Optical Fiber Cable (OFC): Advantages and Disadvantages

This page explores the advantages and disadvantages of Optical Fiber Cable (OFC).

Introduction

Optical fibers have become commonplace for providing broadband internet connectivity. Optical fiber communication uses OFC as a transport medium to carry modulated light waves from a transmitting end to a receiving end.

The OFC is made of plastic or glass. LEDs or laser diodes convert electrical signals to light signals at the transmitter, while photodiodes convert light signals back to electrical signals at the receiver.

What is OFC?

OFC consists of multiple bundles, each containing several optical fibers. These bundles are covered with protective layers and a strength member. Each bundle contains hair-like silicon core fibers, covered with cladding to prevent light leakage. An outer jacket protects the entire cable. This is illustrated in the figure below:

The core, made of thin glass, transports light between the two ends. The cladding reflects the light, enabling efficient transmission through the core.

There are two main types of OFCs: single-mode and multimode.

• Single-mode OFC: Uses a single strand of glass fiber, with a diameter of 8.3 to 10 microns. It carries a single mode of light and supports higher bandwidth than multimode OFC. Offers higher transmission rates and can transmit data up to 50 times farther than multimode. Single-mode OFC is commonly used for inter-city telephone lines and video applications. Light waves with wavelengths of 1300 to 1320 nm can propagate through single-mode fiber.

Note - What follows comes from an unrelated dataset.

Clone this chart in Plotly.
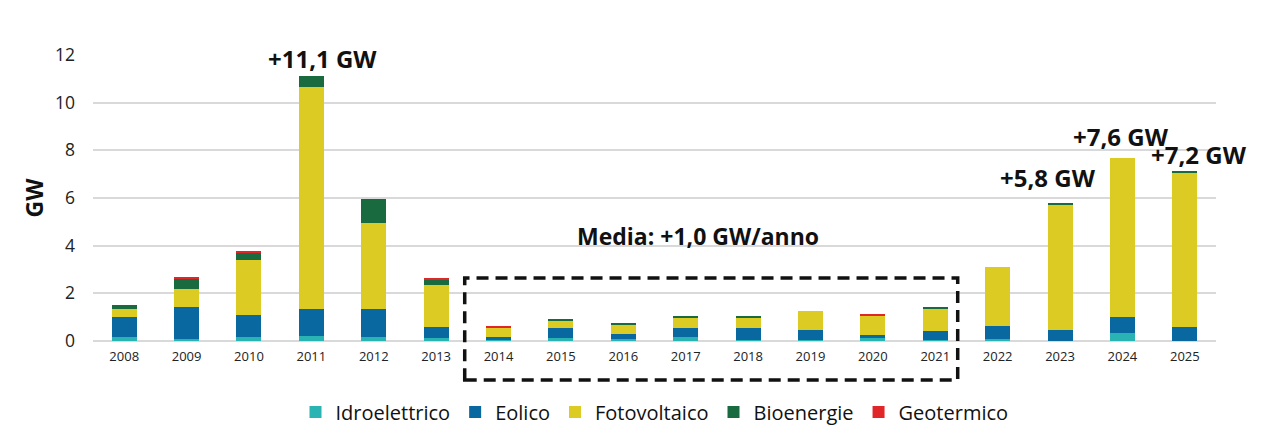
import plotly.graph_objects as go

# annual added capacity (GW) by source
years = [str(y) for y in range(2008, 2026)]
idro = [0.18, 0.07, 0.17, 0.21, 0.15, 0.11, 0.05, 0.11, 0.08, 0.18, 0.06, 0.03, 0.13, 0.03, 0.07, 0.02, 0.34, 0.02]
eolico = [0.81, 1.37, 0.91, 1.12, 1.18, 0.46, 0.10, 0.44, 0.21, 0.37, 0.49, 0.42, 0.14, 0.40, 0.56, 0.43, 0.65, 0.58]
fotovoltaico = [0.34, 0.73, 2.32, 9.31, 3.64, 1.78, 0.42, 0.33, 0.41, 0.42, 0.43, 0.79, 0.78, 0.93, 2.47, 5.26, 6.67, 6.43]
bioenergie = [0.18, 0.45, 0.33, 0.49, 0.99, 0.21, 0.00, 0.03, 0.06, 0.04, 0.05, 0.00, 0.00, 0.05, 0.00, 0.04, 0.00, 0.12]
geotermico = [0.00, 0.07, 0.06, 0.00, 0.00, 0.06, 0.07, 0.00, 0.00, 0.00, 0.00, 0.00, 0.07, 0.00, 0.00, 0.00, 0.00, 0.00]

label_years = ["2011", "2023", "2024", "2025"]
label_texts = ["+11,1 GW", "+5,8 GW", "+7,6 GW", "+7,2 GW"]

series = [
    ("Idroelettrico", idro, "#29b3b2"),
    ("Eolico", eolico, "#0a68a1"),
    ("Fotovoltaico", fotovoltaico, "#dccb23"),
    ("Bioenergie", bioenergie, "#1a6a40"),
    ("Geotermico", geotermico, "#e1262a"),
]

FONT = "Open Sans"

fig = go.Figure()
for name, vals, col in series:
    fig.add_trace(go.Bar(x=years, y=vals, name=name, marker_color=col, marker_line_width=0))

totals = [sum(v) for v in zip(idro, eolico, fotovoltaico, bioenergie, geotermico)]

# label offsets (px) from bar top, as in the original
shifts = {"2011": (11, 17), "2023": (-12, 26), "2024": (-1, 22), "2025": (14, 16)}
for yr, txt in zip(label_years, label_texts):
    i = years.index(yr)
    dx, dy = shifts[yr]
    fig.add_annotation(x=i, y=totals[i], text="<b>" + txt + "</b>", showarrow=False,
                       yanchor="middle", xshift=dx, yshift=dy,
                       font=dict(family=FONT, size=24, color="#111111"))

fig.add_annotation(x=0.539, y=0.304, xref="paper", yref="paper",
                   text="<b>Media: +1,0 GW/anno</b>", showarrow=False,
                   font=dict(family=FONT, size=23, color="#111111"))

# dashed box around 2014-2021
fig.add_shape(type="rect", xref="paper", yref="paper", x0=0.331, x1=0.770, y0=-0.136, y1=0.220,
              line=dict(color="#111111", width=3.5, dash="12px,7px"), fillcolor="rgba(0,0,0,0)")

# the page body adds an 8px offset, margins compensate for it
fig.update_layout(
    barmode="stack",
    bargap=0.6,
    width=1280,
    height=435,
    margin=dict(l=85, r=72, t=47, b=102, autoexpand=False),
    plot_bgcolor="white",
    paper_bgcolor="white",
    font=dict(family=FONT, color="#222222"),
    legend=dict(orientation="h", x=0.5, xanchor="center", y=-0.248, yanchor="middle",
                font=dict(family=FONT, size=20, color="#111111"), traceorder="normal",
                itemwidth=30),
)
fig.update_yaxes(range=[0, 12], dtick=2, showgrid=True, gridcolor="#d9d9d9", gridwidth=1.5,
                 zeroline=True, zerolinecolor="#d9d9d9", zerolinewidth=1.5, showline=False,
                 automargin=False,
                 tickfont=dict(family=FONT, size=17.5, color="#222222"), ticklabelstandoff=17,
                 title=dict(text="<b>GW</b>", font=dict(family=FONT, size=23, color="#111111"),
                            standoff=4))
fig.update_xaxes(type="category", range=[-0.5, len(years) - 0.5], showgrid=False, showline=False,
                 automargin=False,
                 tickfont=dict(family=FONT, size=13, color="#222222"), ticklabelstandoff=6)

fig.write_html("out.html")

• Multimode OFC: Made of glass fibers with a diameter of 50 to 100 microns. Multimode OFC provides higher bandwidth at greater speeds over medium distances. Light waves with wavelengths of 850 or 1300 nm can travel through the core of multimode OFC.

Benefits or Advantages of OFC

Here are the key benefits of using OFC:

• High Bandwidth: Data can be transmitted at Gbps speeds over the glass threads of OFC in the form of light pulses. This is much higher than copper wire. OFC supports a much wider bandwidth (> 10 GHz).
• Immunity to EMI: Light waves in OFC are not affected by electromagnetic interference (EMI), making it a more secure transmission method.
• Electrical Isolation: OFCs provide complete electrical isolation.
• Long-Distance Transmission: Data can travel for miles without significant signal degradation using OFC. Repeaters or amplifiers can be used to further extend the transmission distance.
• Environmental Resistance: OFCs are highly resistant to various environmental factors like temperature, corrosive liquids, and gases.
• Safety: OFCs pose no shock hazards because they are non-conductors.
• Low Attenuation: OFCs attenuate signals less than other wired transmission mediums.
• Small Size and Light Weight: OFCs are smaller and lighter than traditional copper cables.
• Ease of Installation: OFC installation is generally easier.
• Cost-Effective: OFCs are less expensive compared to other cable-based systems.
• Long Lifespan: Offers a longer lifespan, typically 30-50 years.
• Energy Efficient: Energy consumption per user is lower compared to copper wires.
• Durability: OFCs are highly durable.

Drawbacks or Disadvantages of OFC

While OFC offers many advantages, there are also some drawbacks to consider:

• High Initial Cost: The initial installation cost of OFCs is relatively high.
• Difficult Splicing: Splicing OFCs is more complex than splicing wires, especially at the starting and ending joints. Specialized techniques, skilled manpower, and expensive equipment are required.
• Fragility: OFCs have weaker physical and tensile strength compared to copper cables.
• Remote Power Requirement: It requires remote electric power.
• Expensive Connectors and Tools: OFCs require expensive connectors and tools, making maintenance and repairs more difficult and costly.
• Increased Protection: OFCs require more protection around the cable compared to copper wires.